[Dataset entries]

----------------------------------------

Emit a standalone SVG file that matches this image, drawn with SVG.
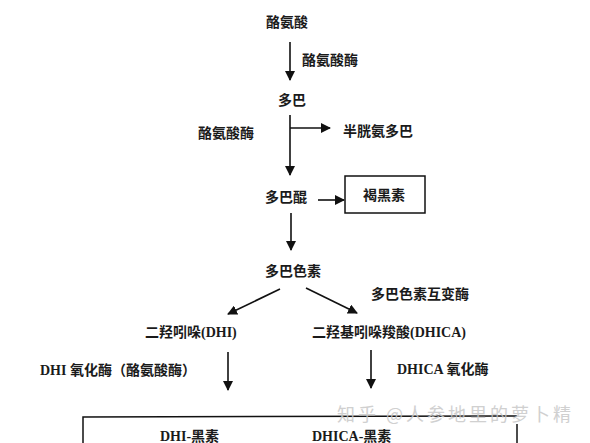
<svg xmlns="http://www.w3.org/2000/svg" width="590" height="443" viewBox="0 0 590 443">
<defs>
<marker id="ah" viewBox="0 0 10 10" refX="9" refY="5" markerWidth="10" markerHeight="10" markerUnits="userSpaceOnUse" orient="auto">
<path d="M0,0 L10,5 L0,10 z" fill="#111"/>
</marker>
<style>
text{font-family:"Liberation Serif","Noto Sans CJK SC",serif;font-size:14px;fill:#1a1a1a;font-weight:bold}
.c{text-anchor:middle}
.ln{stroke:#111;stroke-width:1.6;fill:none}
.box{stroke:#111;stroke-width:1.5;fill:none}
.wm{font-family:"Noto Sans CJK SC",sans-serif;font-size:18px;letter-spacing:3px;fill:#c8c8c8;font-weight:normal;opacity:0.85}
</style>
</defs>
<rect width="590" height="443" fill="#fff"/>
<g id="connectors">
<line class="ln" x1="290" y1="42" x2="290" y2="80" marker-end="url(#ah)"/>
<line class="ln" x1="290" y1="115" x2="290" y2="175" marker-end="url(#ah)"/>
<polyline class="ln" points="290,128 330,128" marker-end="url(#ah)"/>
<line class="ln" x1="318" y1="200" x2="344" y2="200" marker-end="url(#ah)"/>
<line class="ln" x1="291" y1="213" x2="291" y2="250" marker-end="url(#ah)"/>
<line class="ln" x1="280" y1="289" x2="228" y2="314" marker-end="url(#ah)"/>
<line class="ln" x1="306" y1="288" x2="357" y2="313" marker-end="url(#ah)"/>
<line class="ln" x1="228" y1="352" x2="228" y2="390" marker-end="url(#ah)"/>
<line class="ln" x1="371" y1="350" x2="371" y2="388" marker-end="url(#ah)"/>
</g>
<g id="tyrosine"><text class="c" x="287" y="27">酪氨酸</text></g>
<g id="enzyme1"><text x="302" y="65">酪氨酸酶</text></g>
<g id="dopa"><text class="c" x="292" y="105">多巴</text></g>
<g id="enzyme2"><text x="198" y="138">酪氨酸酶</text></g>
<g id="cysdopa"><text x="343" y="136">半胱氨多巴</text></g>
<g id="dopaquinone"><text class="c" x="286" y="202">多巴醌</text></g>
<g id="pheomelanin"><rect class="box" x="345" y="176" width="80" height="37"/><text class="c" x="384" y="200">褐黑素</text></g>
<g id="dopachrome"><text class="c" x="293" y="276">多巴色素</text></g>
<g id="tautomerase"><text x="371" y="299">多巴色素互变酶</text></g>
<g id="dhi"><text x="145" y="337">二羟吲哚(DHI)</text></g>
<g id="dhica"><text x="312" y="337">二羟基吲哚羧酸(DHICA)</text></g>
<g id="dhiox"><text x="40" y="375">DHI 氧化酶（酪氨酸酶）</text></g>
<g id="dhicaox"><text x="397" y="374">DHICA 氧化酶</text></g>
<g id="melanin">
<polyline class="box" points="83,443 83,417 517,416"/>
<line class="box" x1="517" y1="424" x2="517" y2="443"/>
<text x="160" y="441">DHI-黑素</text>
<text x="312" y="441">DHICA-黑素</text>
</g>
<text class="wm" x="337" y="421">知乎 @人参地里的萝卜精</text>
</svg>
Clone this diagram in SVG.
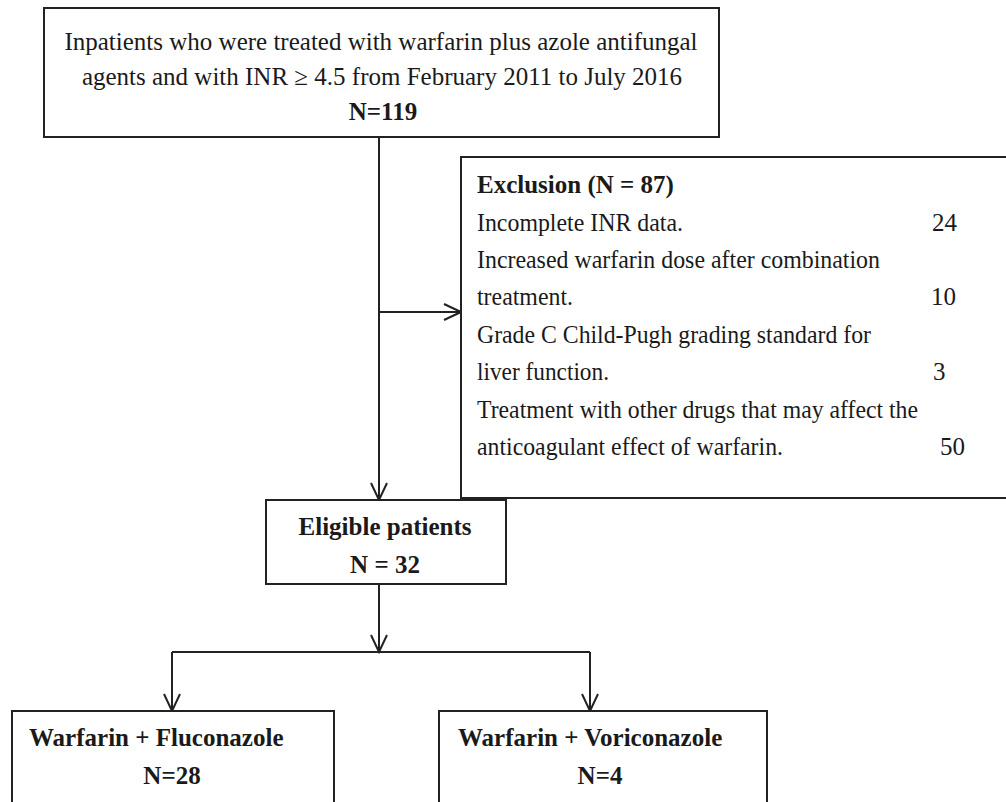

----------------------------------------

§ What to work on
Are you able to set down all the lines above exactly, without any pictures?

§ Answer
Emit a standalone SVG file that matches this image, drawn with SVG.
<svg xmlns="http://www.w3.org/2000/svg" width="590" height="443" viewBox="0 0 590 443">
<defs>
<marker id="ah" viewBox="0 0 10 10" refX="9" refY="5" markerWidth="10" markerHeight="10" markerUnits="userSpaceOnUse" orient="auto">
<path d="M0,0 L10,5 L0,10 z" fill="#111"/>
</marker>
<style>
text{font-family:"Liberation Serif","Noto Sans CJK SC",serif;font-size:14px;fill:#1a1a1a;font-weight:bold}
.c{text-anchor:middle}
.ln{stroke:#111;stroke-width:1.6;fill:none}
.box{stroke:#111;stroke-width:1.5;fill:none}
.wm{font-family:"Noto Sans CJK SC",sans-serif;font-size:18px;letter-spacing:3px;fill:#c8c8c8;font-weight:normal;opacity:0.85}
</style>
</defs>
<rect width="590" height="443" fill="#fff"/>
<g id="connectors">
<line class="ln" x1="290" y1="42" x2="290" y2="80" marker-end="url(#ah)"/>
<line class="ln" x1="290" y1="115" x2="290" y2="175" marker-end="url(#ah)"/>
<polyline class="ln" points="290,128 330,128" marker-end="url(#ah)"/>
<line class="ln" x1="318" y1="200" x2="344" y2="200" marker-end="url(#ah)"/>
<line class="ln" x1="291" y1="213" x2="291" y2="250" marker-end="url(#ah)"/>
<line class="ln" x1="280" y1="289" x2="228" y2="314" marker-end="url(#ah)"/>
<line class="ln" x1="306" y1="288" x2="357" y2="313" marker-end="url(#ah)"/>
<line class="ln" x1="228" y1="352" x2="228" y2="390" marker-end="url(#ah)"/>
<line class="ln" x1="371" y1="350" x2="371" y2="388" marker-end="url(#ah)"/>
</g>
<g id="tyrosine"><text class="c" x="287" y="27">酪氨酸</text></g>
<g id="enzyme1"><text x="302" y="65">酪氨酸酶</text></g>
<g id="dopa"><text class="c" x="292" y="105">多巴</text></g>
<g id="enzyme2"><text x="198" y="138">酪氨酸酶</text></g>
<g id="cysdopa"><text x="343" y="136">半胱氨多巴</text></g>
<g id="dopaquinone"><text class="c" x="286" y="202">多巴醌</text></g>
<g id="pheomelanin"><rect class="box" x="345" y="176" width="80" height="37"/><text class="c" x="384" y="200">褐黑素</text></g>
<g id="dopachrome"><text class="c" x="293" y="276">多巴色素</text></g>
<g id="tautomerase"><text x="371" y="299">多巴色素互变酶</text></g>
<g id="dhi"><text x="145" y="337">二羟吲哚(DHI)</text></g>
<g id="dhica"><text x="312" y="337">二羟基吲哚羧酸(DHICA)</text></g>
<g id="dhiox"><text x="40" y="375">DHI 氧化酶（酪氨酸酶）</text></g>
<g id="dhicaox"><text x="397" y="374">DHICA 氧化酶</text></g>
<g id="melanin">
<polyline class="box" points="83,443 83,417 517,416"/>
<line class="box" x1="517" y1="424" x2="517" y2="443"/>
<text x="160" y="441">DHI-黑素</text>
<text x="312" y="441">DHICA-黑素</text>
</g>
<text class="wm" x="337" y="421">知乎 @人参地里的萝卜精</text>
</svg>
Clone this diagram in SVG.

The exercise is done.